Exercise instructions ▸ Please transcribe the data that follows without the pictures, keeping every word the same.

------------------------------

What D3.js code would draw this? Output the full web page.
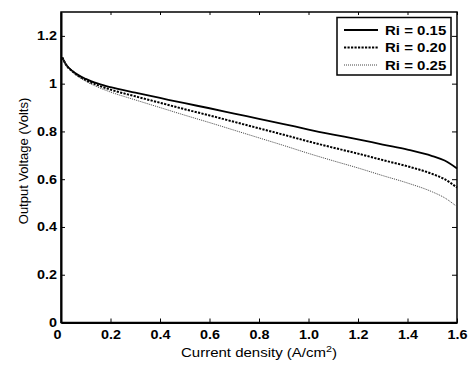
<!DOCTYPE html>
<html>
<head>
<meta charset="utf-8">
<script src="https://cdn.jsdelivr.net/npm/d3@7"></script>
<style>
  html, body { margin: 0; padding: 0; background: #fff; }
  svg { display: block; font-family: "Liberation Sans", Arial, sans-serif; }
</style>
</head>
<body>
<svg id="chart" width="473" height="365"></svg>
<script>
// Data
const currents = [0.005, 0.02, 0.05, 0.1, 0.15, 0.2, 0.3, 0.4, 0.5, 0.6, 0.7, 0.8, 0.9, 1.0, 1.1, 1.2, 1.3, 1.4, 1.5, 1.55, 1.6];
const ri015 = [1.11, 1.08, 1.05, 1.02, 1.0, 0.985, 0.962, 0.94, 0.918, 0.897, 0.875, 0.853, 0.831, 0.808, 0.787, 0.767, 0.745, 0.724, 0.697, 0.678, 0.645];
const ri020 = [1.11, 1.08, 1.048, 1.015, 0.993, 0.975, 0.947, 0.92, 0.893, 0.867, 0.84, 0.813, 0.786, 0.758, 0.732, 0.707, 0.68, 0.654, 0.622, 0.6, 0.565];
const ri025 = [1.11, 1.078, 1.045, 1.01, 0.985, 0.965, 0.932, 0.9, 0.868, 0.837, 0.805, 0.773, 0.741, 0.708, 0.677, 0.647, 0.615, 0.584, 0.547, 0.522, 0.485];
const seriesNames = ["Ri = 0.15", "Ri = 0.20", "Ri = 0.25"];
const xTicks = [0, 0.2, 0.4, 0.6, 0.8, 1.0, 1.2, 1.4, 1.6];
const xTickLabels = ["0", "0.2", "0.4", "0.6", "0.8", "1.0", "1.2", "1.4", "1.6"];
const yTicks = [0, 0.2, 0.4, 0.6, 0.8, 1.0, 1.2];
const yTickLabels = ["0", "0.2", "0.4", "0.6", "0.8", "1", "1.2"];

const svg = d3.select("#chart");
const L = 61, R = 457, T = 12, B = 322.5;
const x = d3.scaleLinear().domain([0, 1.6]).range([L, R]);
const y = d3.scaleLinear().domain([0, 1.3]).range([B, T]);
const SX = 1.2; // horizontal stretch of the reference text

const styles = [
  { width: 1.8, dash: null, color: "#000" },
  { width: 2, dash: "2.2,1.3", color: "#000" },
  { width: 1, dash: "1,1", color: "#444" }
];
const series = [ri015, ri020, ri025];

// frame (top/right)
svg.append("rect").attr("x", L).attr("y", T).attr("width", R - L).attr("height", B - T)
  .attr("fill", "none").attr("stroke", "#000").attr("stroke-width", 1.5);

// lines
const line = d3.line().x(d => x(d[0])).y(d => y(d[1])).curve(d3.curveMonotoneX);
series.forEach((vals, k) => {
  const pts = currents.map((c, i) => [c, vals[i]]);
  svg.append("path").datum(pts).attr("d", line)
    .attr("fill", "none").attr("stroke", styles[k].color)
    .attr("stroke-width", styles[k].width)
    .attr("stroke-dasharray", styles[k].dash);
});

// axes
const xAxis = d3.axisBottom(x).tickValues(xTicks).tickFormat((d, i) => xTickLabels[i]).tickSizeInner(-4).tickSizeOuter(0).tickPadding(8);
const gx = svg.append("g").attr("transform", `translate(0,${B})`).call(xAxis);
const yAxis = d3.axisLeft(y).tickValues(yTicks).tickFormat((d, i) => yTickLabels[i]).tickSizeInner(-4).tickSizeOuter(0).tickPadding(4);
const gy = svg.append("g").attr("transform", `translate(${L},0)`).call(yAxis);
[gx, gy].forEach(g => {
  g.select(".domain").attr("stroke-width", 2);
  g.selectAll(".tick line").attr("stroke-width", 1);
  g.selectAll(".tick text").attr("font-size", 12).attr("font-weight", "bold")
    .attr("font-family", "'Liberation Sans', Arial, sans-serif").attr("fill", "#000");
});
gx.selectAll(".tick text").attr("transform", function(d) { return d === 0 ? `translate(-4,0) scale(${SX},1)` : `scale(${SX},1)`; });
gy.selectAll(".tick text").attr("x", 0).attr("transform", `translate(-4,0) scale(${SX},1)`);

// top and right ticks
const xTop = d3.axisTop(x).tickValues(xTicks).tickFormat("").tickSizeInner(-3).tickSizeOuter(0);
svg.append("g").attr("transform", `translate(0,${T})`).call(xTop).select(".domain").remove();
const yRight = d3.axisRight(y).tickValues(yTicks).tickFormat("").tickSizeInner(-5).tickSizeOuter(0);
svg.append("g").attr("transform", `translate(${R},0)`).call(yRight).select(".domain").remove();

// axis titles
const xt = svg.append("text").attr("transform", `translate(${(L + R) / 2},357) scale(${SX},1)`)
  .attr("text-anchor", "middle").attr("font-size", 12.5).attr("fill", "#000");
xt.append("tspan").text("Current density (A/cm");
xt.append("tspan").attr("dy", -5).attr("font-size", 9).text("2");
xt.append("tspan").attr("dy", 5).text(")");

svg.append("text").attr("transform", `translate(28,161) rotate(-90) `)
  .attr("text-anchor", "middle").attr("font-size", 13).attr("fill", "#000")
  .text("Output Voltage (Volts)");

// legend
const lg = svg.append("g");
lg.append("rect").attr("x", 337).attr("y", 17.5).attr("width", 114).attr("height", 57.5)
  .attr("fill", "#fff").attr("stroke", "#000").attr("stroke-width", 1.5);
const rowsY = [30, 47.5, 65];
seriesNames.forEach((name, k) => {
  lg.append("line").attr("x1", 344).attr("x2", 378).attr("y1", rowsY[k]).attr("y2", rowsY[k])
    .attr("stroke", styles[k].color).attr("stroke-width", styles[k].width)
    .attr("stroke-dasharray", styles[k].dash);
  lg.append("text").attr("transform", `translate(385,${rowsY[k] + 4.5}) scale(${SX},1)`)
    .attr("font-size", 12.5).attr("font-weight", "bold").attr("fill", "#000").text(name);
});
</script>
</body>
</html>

------------------------------

Written response ▸
What D3.js code would draw this? Output the full web page.
<!DOCTYPE html>
<html>
<head>
<meta charset="utf-8">
<script src="https://cdn.jsdelivr.net/npm/d3@7"></script>
<style>
  html, body { margin: 0; padding: 0; background: #fff; }
  svg { display: block; font-family: "Liberation Sans", Arial, sans-serif; }
</style>
</head>
<body>
<svg id="chart" width="473" height="365"></svg>
<script>
// Data
const currents = [0.005, 0.02, 0.05, 0.1, 0.15, 0.2, 0.3, 0.4, 0.5, 0.6, 0.7, 0.8, 0.9, 1.0, 1.1, 1.2, 1.3, 1.4, 1.5, 1.55, 1.6];
const ri015 = [1.11, 1.08, 1.05, 1.02, 1.0, 0.985, 0.962, 0.94, 0.918, 0.897, 0.875, 0.853, 0.831, 0.808, 0.787, 0.767, 0.745, 0.724, 0.697, 0.678, 0.645];
const ri020 = [1.11, 1.08, 1.048, 1.015, 0.993, 0.975, 0.947, 0.92, 0.893, 0.867, 0.84, 0.813, 0.786, 0.758, 0.732, 0.707, 0.68, 0.654, 0.622, 0.6, 0.565];
const ri025 = [1.11, 1.078, 1.045, 1.01, 0.985, 0.965, 0.932, 0.9, 0.868, 0.837, 0.805, 0.773, 0.741, 0.708, 0.677, 0.647, 0.615, 0.584, 0.547, 0.522, 0.485];
const seriesNames = ["Ri = 0.15", "Ri = 0.20", "Ri = 0.25"];
const xTicks = [0, 0.2, 0.4, 0.6, 0.8, 1.0, 1.2, 1.4, 1.6];
const xTickLabels = ["0", "0.2", "0.4", "0.6", "0.8", "1.0", "1.2", "1.4", "1.6"];
const yTicks = [0, 0.2, 0.4, 0.6, 0.8, 1.0, 1.2];
const yTickLabels = ["0", "0.2", "0.4", "0.6", "0.8", "1", "1.2"];

const svg = d3.select("#chart");
const L = 61, R = 457, T = 12, B = 322.5;
const x = d3.scaleLinear().domain([0, 1.6]).range([L, R]);
const y = d3.scaleLinear().domain([0, 1.3]).range([B, T]);
const SX = 1.2; // horizontal stretch of the reference text

const styles = [
  { width: 1.8, dash: null, color: "#000" },
  { width: 2, dash: "2.2,1.3", color: "#000" },
  { width: 1, dash: "1,1", color: "#444" }
];
const series = [ri015, ri020, ri025];

// frame (top/right)
svg.append("rect").attr("x", L).attr("y", T).attr("width", R - L).attr("height", B - T)
  .attr("fill", "none").attr("stroke", "#000").attr("stroke-width", 1.5);

// lines
const line = d3.line().x(d => x(d[0])).y(d => y(d[1])).curve(d3.curveMonotoneX);
series.forEach((vals, k) => {
  const pts = currents.map((c, i) => [c, vals[i]]);
  svg.append("path").datum(pts).attr("d", line)
    .attr("fill", "none").attr("stroke", styles[k].color)
    .attr("stroke-width", styles[k].width)
    .attr("stroke-dasharray", styles[k].dash);
});

// axes
const xAxis = d3.axisBottom(x).tickValues(xTicks).tickFormat((d, i) => xTickLabels[i]).tickSizeInner(-4).tickSizeOuter(0).tickPadding(8);
const gx = svg.append("g").attr("transform", `translate(0,${B})`).call(xAxis);
const yAxis = d3.axisLeft(y).tickValues(yTicks).tickFormat((d, i) => yTickLabels[i]).tickSizeInner(-4).tickSizeOuter(0).tickPadding(4);
const gy = svg.append("g").attr("transform", `translate(${L},0)`).call(yAxis);
[gx, gy].forEach(g => {
  g.select(".domain").attr("stroke-width", 2);
  g.selectAll(".tick line").attr("stroke-width", 1);
  g.selectAll(".tick text").attr("font-size", 12).attr("font-weight", "bold")
    .attr("font-family", "'Liberation Sans', Arial, sans-serif").attr("fill", "#000");
});
gx.selectAll(".tick text").attr("transform", function(d) { return d === 0 ? `translate(-4,0) scale(${SX},1)` : `scale(${SX},1)`; });
gy.selectAll(".tick text").attr("x", 0).attr("transform", `translate(-4,0) scale(${SX},1)`);

// top and right ticks
const xTop = d3.axisTop(x).tickValues(xTicks).tickFormat("").tickSizeInner(-3).tickSizeOuter(0);
svg.append("g").attr("transform", `translate(0,${T})`).call(xTop).select(".domain").remove();
const yRight = d3.axisRight(y).tickValues(yTicks).tickFormat("").tickSizeInner(-5).tickSizeOuter(0);
svg.append("g").attr("transform", `translate(${R},0)`).call(yRight).select(".domain").remove();

// axis titles
const xt = svg.append("text").attr("transform", `translate(${(L + R) / 2},357) scale(${SX},1)`)
  .attr("text-anchor", "middle").attr("font-size", 12.5).attr("fill", "#000");
xt.append("tspan").text("Current density (A/cm");
xt.append("tspan").attr("dy", -5).attr("font-size", 9).text("2");
xt.append("tspan").attr("dy", 5).text(")");

svg.append("text").attr("transform", `translate(28,161) rotate(-90) `)
  .attr("text-anchor", "middle").attr("font-size", 13).attr("fill", "#000")
  .text("Output Voltage (Volts)");

// legend
const lg = svg.append("g");
lg.append("rect").attr("x", 337).attr("y", 17.5).attr("width", 114).attr("height", 57.5)
  .attr("fill", "#fff").attr("stroke", "#000").attr("stroke-width", 1.5);
const rowsY = [30, 47.5, 65];
seriesNames.forEach((name, k) => {
  lg.append("line").attr("x1", 344).attr("x2", 378).attr("y1", rowsY[k]).attr("y2", rowsY[k])
    .attr("stroke", styles[k].color).attr("stroke-width", styles[k].width)
    .attr("stroke-dasharray", styles[k].dash);
  lg.append("text").attr("transform", `translate(385,${rowsY[k] + 4.5}) scale(${SX},1)`)
    .attr("font-size", 12.5).attr("font-weight", "bold").attr("fill", "#000").text(name);
});
</script>
</body>
</html>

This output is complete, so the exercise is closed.